In his authoritarian response to protests against white supremacy that swept the nation after the homicide of George Floyd by Minneapolis police, Trump signed an executive order demanding federal prosecutors throw the book at those who damage federal property, including by charging vandals under a provision of the federal code that provides for sentences of up to 10 years in prison. The executive order also sought harsh punishment for those that incite such damage. Under the plain language of this executive order, the militants who stormed the Capitol — as well as President Trump himself — should now be in jeopardy of federal prosecution.
While written to target “anarchists and left-wing extremists” who were at the time toppling statues of Confederates and other politicians who owned slaves, the executive order aptly describes the right-wing militants who stormed and desecrated the U.S. Capitol on January 6th: “These radicals shamelessly attack the legitimacy of our institutions and the very rule of law itself.”
The language of Trump’s executive order is broad and is clearly encompasses those who toppled police barricades, and smashed doors and windows of the Capitol, tore placards from the walls, smeared feces about, and ransacked lawmaker offices: “It is the policy of the United States to prosecute to the fullest extent permitted under Federal law,” the executive order reads, “any person or any entity that destroys, damages, vandalizes, or desecrates a monument, memorial, or statue within the United States or otherwise vandalizes government property.” (Editor’s note: emphasis added.)
The order also explicitly targets those who inspire such wanton destruction. “It is the policy of the United States to prosecute to the fullest extent permitted under Federal law,” it reads, “any person or any entity that participates in efforts to incite violence or other illegal activity in connection with the riots and acts of vandalism.”
Trump has spent the weeks since his resounding election loss spinning up wild conspiracy theories, and lying to his supporters that victory was stolen from him. In his speech to the rabid crowd that went onto storm the Capitol, Trump insisted: “All of us here today do not want to see our election victory stolen by emboldened radical left Democrats,” before insisting, “We will never give up. We will never concede, it doesn’t happen. You don’t concede when there’s theft involved.”
Trump lied that Vice President Mike Pence, then presiding over the ceremonial joint session of Congress tallying the returns from the Electoral College, could block the certification and tip victory his way. “If Mike Pence does the right thing, we win the election.” Echoing the words of his most militant backers, Trump called to “stop the steal.” He then exhorted his followers to “fight like hell,” and promised to lead them himself in a march down Pennsylvania Avenue: “We’re going to the Capitol and we’re going to try and give… them the kind of pride and boldness that they need to take back our country.”
While Trump did not personally join the mob, Democrats of the House Judiciary Committee have openly accused Trump on Thursday of fomenting violence and even “insurrection” on Wednesday.

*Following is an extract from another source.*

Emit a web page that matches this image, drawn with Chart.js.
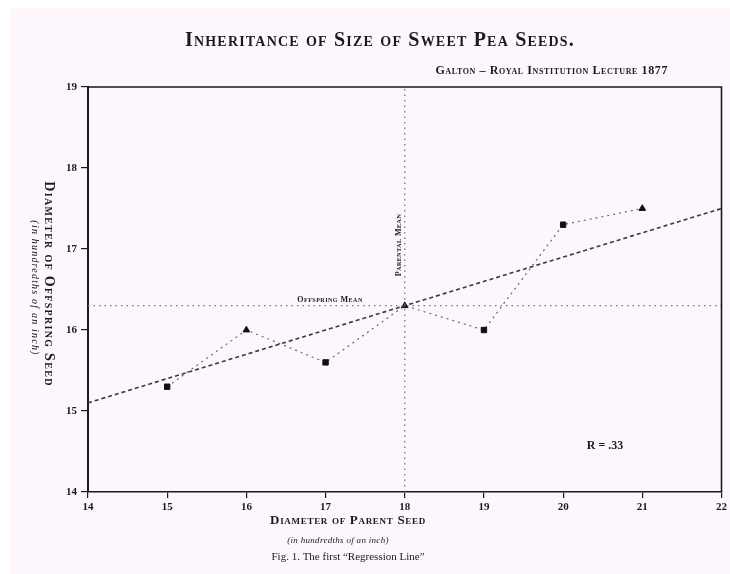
<!DOCTYPE html>
<html><head><meta charset="utf-8">
<script src="https://cdn.jsdelivr.net/npm/chart.js@4.4.1/dist/chart.umd.min.js"></script>
<style>html,body{margin:0;padding:0;background:#ffffff}#wrap{width:730px;height:574px;position:relative}</style>
</head><body><div id="wrap"><canvas id="c"></canvas></div>
<script>
// Data
const parentDiam = [15, 16, 17, 18, 19, 20, 21];
const offspringDiam = [15.3, 16.0, 15.6, 16.3, 16.0, 17.3, 17.5];
const markerStyles = ['rect', 'triangle', 'rect', 'triangle', 'rect', 'rect', 'triangle'];
const regressionX = [14, 22];
const regressionY = [15.1, 17.5];
const offspringMean = 16.3;
const parentMean = 18;
const xTickLabels = ['14', '15', '16', '17', '18', '19', '20', '21', '22'];
const yTickLabels = ['14', '15', '16', '17', '18', '19'];
const xRange = [14, 22];
const yRange = [14, 19];

const SERIF = '"Liberation Serif", "DejaVu Serif", serif';
const INK = '#1a1a1a';

const pts = (xs, ys) => xs.map((x, i) => ({x: x, y: ys[i]}));

const bgPlugin = {
  id: 'bg',
  beforeDraw(chart) {
    const c = chart.ctx;
    c.save();
    c.fillStyle = '#ffffff';
    c.fillRect(0, 0, chart.width, chart.height);
    c.fillStyle = '#fdf6fd';
    c.fillRect(10, 8, chart.width - 10, chart.height - 8);
    c.restore();
  }
};

const framePlugin = {
  id: 'frame',
  afterDatasetsDraw(chart) {
    const a = chart.chartArea, c = chart.ctx;
    c.save();
    c.strokeStyle = INK;
    c.lineWidth = 1.6;
    c.beginPath();
    c.moveTo(a.left, a.top); c.lineTo(a.right, a.top); c.lineTo(a.right, a.bottom);
    c.stroke();
    c.restore();
  }
};

function txt(c, s, x, y, font, align, rot, spacing) {
  c.save();
  c.font = font;
  c.fillStyle = INK;
  c.textAlign = align || 'center';
  c.textBaseline = 'middle';
  if (spacing) c.letterSpacing = spacing + 'px';
  c.translate(x, y);
  if (rot) c.rotate(rot);
  c.fillText(s, 0, 0);
  c.restore();
}

const textPlugin = {
  id: 'texts',
  afterDraw(chart) {
    const c = chart.ctx;
    const xs = chart.scales.x, ys = chart.scales.y;
    // titles
    txt(c, 'Inheritance of Size of Sweet Pea Seeds.', 380, 41, 'small-caps bold 20px ' + SERIF, 'center', 0, 1.2);
    txt(c, 'Galton \u2013 Royal Institution Lecture 1877', 668, 71, 'small-caps bold 12px ' + SERIF, 'right', 0, 0.6);
    // y axis title (reads top to bottom)
    txt(c, 'Diameter of Offspring Seed', 49, 284, 'small-caps bold 14px ' + SERIF, 'center', Math.PI / 2, 1.3);
    txt(c, '(in hundredths of an inch)', 35, 288, 'italic 10px ' + SERIF, 'center', Math.PI / 2, 1.2);
    // x axis title
    txt(c, 'Diameter of Parent Seed', 348, 521, 'small-caps bold 13px ' + SERIF, 'center', 0, 0.7);
    txt(c, '(in hundredths of an inch)', 338, 541, 'italic 9px ' + SERIF, 'center', 0, 0.3);
    txt(c, 'Fig. 1. The first \u201CRegression Line\u201D', 348, 557, '11px ' + SERIF, 'center');
    // annotations
    txt(c, 'Offspring Mean', 330, ys.getPixelForValue(offspringMean) - 6, 'small-caps bold 8px ' + SERIF, 'center', 0, 0.5);
    txt(c, 'Parental Mean', xs.getPixelForValue(parentMean) - 6, 245, 'small-caps bold 8px ' + SERIF, 'center', -Math.PI / 2, 0.5);
    txt(c, 'R = .33', 605, 446, 'bold 12px ' + SERIF, 'center');
  }
};

new Chart(document.getElementById('c'), {
  type: 'scatter',
  data: {
    datasets: [
      {
        label: 'Offspring mean',
        data: pts(xRange, [offspringMean, offspringMean]),
        showLine: true, borderColor: '#777777', borderWidth: 1.3, borderDash: [1.5, 4],
        pointRadius: 0, fill: false
      },
      {
        label: 'Parental mean',
        data: pts([parentMean, parentMean], yRange),
        showLine: true, borderColor: '#777777', borderWidth: 1.3, borderDash: [1.5, 4],
        pointRadius: 0, fill: false
      },
      {
        label: 'Regression line',
        data: pts(regressionX, regressionY),
        showLine: true, borderColor: '#3a3a3a', borderWidth: 1.6, borderDash: [4, 3],
        pointRadius: 0, fill: false
      },
      {
        label: 'Observed means',
        data: pts(parentDiam, offspringDiam),
        showLine: true, borderColor: '#6a6a6a', borderWidth: 1.2, borderDash: [2, 4],
        pointStyle: markerStyles, pointRadius: 3.8,
        pointBackgroundColor: '#111', pointBorderColor: '#111', pointBorderWidth: 1,
        fill: false
      }
    ]
  },
  plugins: [bgPlugin, framePlugin, textPlugin],
  options: {
    responsive: true,
    maintainAspectRatio: false,
    animation: false,
    layout: {padding: {left: 10, top: 87, right: 8, bottom: 0}},
    plugins: {legend: {display: false}, tooltip: {enabled: false}},
    scales: {
      x: {
        type: 'linear', min: xRange[0], max: xRange[1],
        afterFit(s) { s.height = 82; },
        ticks: {
          stepSize: 1, padding: 3, color: INK,
          font: {family: SERIF, size: 11, weight: 'bold'},
          callback: (v) => xTickLabels[v - xRange[0]]
        },
        grid: {display: true, drawOnChartArea: false, drawTicks: true, tickLength: 6, color: INK, lineWidth: 1.2},
        border: {display: true, color: INK, width: 1.6}
      },
      y: {
        type: 'linear', min: yRange[0], max: yRange[1],
        afterFit(s) { s.width = 78; },
        ticks: {
          stepSize: 1, padding: 4, color: INK,
          font: {family: SERIF, size: 11, weight: 'bold'},
          callback: (v) => yTickLabels[v - yRange[0]]
        },
        grid: {display: true, drawOnChartArea: false, drawTicks: true, tickLength: 7, color: INK, lineWidth: 1.2},
        border: {display: true, color: INK, width: 2}
      }
    }
  }
});
</script>
</body></html>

While sitting presidents are generally immune from prosecution while in office, that protection will evaporate for Trump on January 20th with the transfer of power to Joe Biden. According to the New York Times, White House counsel Pat Cipollone warned Trump of his potential criminal exposure on Wednesday as the mob he’d whipped up overwhelmed the Capitol.
On January 7th, Attorney General Jeffrey Rosen released a statement insisting that “the Department of Justice is committed to ensuring that those responsible for this attack on our Government and the rule of law face the full consequences of their actions under the law.” In a conference call with reporters, the acting U.S. Attorney for D.C., Michael Sherwin underscored: “We are looking at all actors here, not only the people that went into the building” but those who “assisted or facilitated or played some ancillary role in this. We will look at every actor and all criminal charges.”
Asked specifically if that included the president of the United States, Sherwin answered: “Anyone that had a role, and the evidence fits the elements of a crime, they’re going to be charged.”
As he winds down his time in the White House, the president may have one last trump card to play. To escape federal accountability for his actions Wednesday, as well as a wide array of illicit acts covering decades, Trump is said to be weighing an an unprecedented self-pardon.